DIRECTION: Look for the line containing "Clone this chart in React, TypeScript and Apache" and the line containing "import * as" in the entries below. Copy those two and all lines between them exactly, leaving out pictures.

* BEGIN *

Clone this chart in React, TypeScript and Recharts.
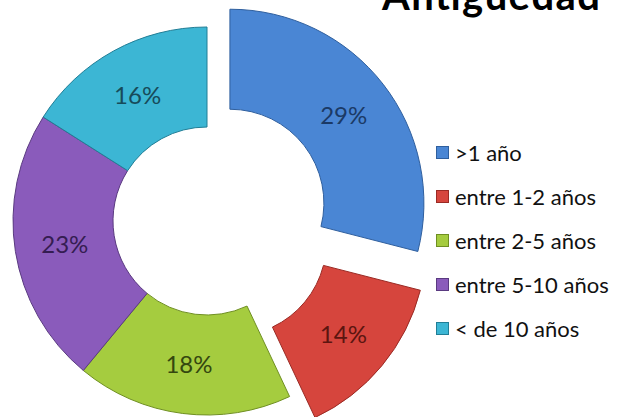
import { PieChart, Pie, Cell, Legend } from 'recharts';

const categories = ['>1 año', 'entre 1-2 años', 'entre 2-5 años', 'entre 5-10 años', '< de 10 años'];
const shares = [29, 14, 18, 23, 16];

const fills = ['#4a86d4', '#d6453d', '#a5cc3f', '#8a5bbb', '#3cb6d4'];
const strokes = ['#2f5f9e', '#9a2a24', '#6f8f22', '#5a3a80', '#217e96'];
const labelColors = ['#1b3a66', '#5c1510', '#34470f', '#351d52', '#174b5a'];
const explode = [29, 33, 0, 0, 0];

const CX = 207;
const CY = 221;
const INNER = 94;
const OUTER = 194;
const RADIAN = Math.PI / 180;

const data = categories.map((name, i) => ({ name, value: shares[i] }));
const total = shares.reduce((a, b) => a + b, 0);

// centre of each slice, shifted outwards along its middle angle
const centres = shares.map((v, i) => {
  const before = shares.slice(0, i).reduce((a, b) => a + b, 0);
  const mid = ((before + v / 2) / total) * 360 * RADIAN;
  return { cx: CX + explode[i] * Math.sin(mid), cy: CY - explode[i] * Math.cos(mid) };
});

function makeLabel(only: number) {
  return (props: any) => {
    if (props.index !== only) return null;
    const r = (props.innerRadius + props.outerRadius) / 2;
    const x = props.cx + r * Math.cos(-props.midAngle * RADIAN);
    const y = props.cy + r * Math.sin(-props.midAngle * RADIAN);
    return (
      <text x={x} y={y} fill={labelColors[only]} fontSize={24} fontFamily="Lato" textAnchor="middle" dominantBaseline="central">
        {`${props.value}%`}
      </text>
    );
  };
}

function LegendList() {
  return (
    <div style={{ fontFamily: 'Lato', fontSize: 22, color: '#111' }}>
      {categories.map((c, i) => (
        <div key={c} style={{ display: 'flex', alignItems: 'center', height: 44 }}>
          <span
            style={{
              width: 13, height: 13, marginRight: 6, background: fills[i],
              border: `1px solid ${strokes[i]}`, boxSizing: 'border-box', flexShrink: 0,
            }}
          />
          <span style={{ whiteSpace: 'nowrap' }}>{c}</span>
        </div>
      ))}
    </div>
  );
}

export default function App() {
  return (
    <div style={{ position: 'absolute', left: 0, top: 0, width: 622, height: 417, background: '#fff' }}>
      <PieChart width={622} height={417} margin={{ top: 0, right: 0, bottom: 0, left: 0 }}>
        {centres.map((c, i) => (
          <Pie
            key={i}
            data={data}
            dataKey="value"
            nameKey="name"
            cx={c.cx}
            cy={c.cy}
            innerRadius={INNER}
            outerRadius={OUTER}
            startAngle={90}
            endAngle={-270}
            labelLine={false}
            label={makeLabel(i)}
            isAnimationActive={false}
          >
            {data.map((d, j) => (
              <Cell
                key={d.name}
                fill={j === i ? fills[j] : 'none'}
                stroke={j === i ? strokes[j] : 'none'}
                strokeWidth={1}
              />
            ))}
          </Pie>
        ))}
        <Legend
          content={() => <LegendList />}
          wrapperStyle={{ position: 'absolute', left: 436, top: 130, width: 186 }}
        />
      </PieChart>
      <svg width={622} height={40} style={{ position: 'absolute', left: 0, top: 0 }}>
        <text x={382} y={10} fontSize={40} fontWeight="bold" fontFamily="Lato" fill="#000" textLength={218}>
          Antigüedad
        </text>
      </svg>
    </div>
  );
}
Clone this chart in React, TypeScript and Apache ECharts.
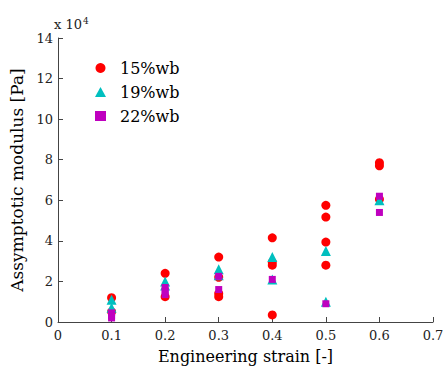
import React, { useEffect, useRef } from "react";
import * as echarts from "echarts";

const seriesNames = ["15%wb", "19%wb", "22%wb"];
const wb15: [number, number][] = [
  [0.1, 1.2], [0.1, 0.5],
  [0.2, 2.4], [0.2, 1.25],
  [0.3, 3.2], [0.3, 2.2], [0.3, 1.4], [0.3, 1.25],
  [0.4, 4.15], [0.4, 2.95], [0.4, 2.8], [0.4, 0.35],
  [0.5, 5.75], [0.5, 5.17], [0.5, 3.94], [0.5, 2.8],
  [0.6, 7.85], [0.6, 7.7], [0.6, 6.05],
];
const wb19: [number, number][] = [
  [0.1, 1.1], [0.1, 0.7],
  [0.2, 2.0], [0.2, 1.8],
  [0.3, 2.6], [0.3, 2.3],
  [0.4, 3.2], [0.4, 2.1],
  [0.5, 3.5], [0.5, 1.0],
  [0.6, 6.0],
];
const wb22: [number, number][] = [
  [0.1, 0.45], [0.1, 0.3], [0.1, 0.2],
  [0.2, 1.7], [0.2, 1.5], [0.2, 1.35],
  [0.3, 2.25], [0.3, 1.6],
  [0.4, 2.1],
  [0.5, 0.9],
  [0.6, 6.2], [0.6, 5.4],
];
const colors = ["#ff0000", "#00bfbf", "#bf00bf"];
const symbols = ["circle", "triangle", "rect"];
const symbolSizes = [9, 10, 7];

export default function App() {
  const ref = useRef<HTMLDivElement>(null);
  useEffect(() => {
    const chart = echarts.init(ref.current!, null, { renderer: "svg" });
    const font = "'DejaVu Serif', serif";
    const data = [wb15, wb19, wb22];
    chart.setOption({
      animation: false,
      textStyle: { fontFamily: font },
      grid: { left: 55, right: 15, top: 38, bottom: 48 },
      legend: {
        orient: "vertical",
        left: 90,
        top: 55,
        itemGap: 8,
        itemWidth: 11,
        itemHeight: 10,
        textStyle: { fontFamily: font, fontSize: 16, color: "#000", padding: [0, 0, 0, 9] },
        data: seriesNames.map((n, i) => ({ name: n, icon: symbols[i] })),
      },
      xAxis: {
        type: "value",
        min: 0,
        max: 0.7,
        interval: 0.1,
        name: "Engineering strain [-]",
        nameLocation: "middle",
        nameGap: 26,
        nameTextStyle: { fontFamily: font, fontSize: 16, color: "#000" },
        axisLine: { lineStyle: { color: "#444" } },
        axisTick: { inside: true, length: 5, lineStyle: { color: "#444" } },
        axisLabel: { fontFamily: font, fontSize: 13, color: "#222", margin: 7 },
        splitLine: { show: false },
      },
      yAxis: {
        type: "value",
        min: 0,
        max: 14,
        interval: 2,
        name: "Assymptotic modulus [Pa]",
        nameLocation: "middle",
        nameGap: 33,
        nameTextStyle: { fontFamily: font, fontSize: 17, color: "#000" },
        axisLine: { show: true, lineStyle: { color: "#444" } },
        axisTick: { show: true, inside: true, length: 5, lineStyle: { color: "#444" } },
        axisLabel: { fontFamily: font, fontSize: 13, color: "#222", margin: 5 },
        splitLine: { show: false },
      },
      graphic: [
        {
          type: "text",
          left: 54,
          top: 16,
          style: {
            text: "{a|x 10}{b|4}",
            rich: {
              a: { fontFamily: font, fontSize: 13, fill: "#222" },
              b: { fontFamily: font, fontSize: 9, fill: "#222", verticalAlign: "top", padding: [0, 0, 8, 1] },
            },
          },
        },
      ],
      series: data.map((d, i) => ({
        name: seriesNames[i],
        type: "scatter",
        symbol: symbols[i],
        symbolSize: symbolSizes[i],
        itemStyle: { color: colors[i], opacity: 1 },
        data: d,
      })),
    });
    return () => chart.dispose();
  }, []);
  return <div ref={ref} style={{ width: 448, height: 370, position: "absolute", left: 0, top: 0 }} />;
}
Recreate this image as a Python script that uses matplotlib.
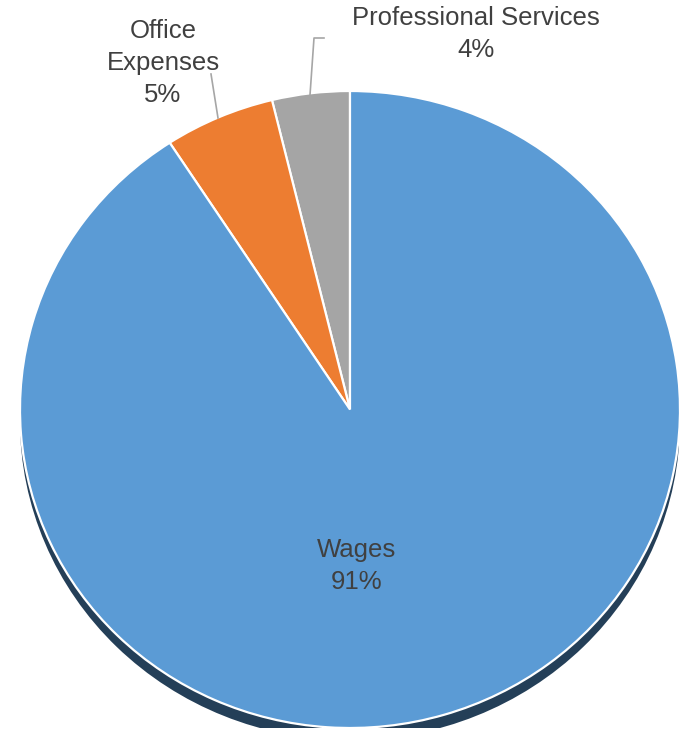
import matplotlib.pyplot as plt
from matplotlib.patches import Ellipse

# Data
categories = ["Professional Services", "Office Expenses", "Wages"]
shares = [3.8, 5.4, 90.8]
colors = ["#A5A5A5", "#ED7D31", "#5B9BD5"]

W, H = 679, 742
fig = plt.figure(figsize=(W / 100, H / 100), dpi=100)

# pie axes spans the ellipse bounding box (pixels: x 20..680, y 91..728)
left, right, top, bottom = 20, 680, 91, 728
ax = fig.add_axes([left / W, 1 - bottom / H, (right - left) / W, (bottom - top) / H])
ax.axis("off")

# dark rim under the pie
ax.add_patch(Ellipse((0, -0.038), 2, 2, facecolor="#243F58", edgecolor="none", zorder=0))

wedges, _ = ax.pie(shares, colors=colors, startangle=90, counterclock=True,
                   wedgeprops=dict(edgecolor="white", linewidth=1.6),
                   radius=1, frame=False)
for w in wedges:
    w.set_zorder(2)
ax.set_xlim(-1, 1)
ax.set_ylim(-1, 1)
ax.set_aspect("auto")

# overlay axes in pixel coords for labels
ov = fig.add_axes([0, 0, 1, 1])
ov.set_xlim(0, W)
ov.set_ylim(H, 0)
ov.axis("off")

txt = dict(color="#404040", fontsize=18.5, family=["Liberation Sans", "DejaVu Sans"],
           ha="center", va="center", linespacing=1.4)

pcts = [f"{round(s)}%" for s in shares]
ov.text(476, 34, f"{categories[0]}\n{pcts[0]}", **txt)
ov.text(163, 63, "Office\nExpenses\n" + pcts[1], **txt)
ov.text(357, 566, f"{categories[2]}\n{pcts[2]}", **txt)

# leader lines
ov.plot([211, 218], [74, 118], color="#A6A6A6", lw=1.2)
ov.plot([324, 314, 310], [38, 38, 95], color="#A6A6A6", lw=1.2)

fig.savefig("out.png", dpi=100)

* END *

RESPONSE BELOW:
Clone this chart in React, TypeScript and Apache ECharts.
import React, { useEffect, useRef } from "react";
import * as echarts from "echarts";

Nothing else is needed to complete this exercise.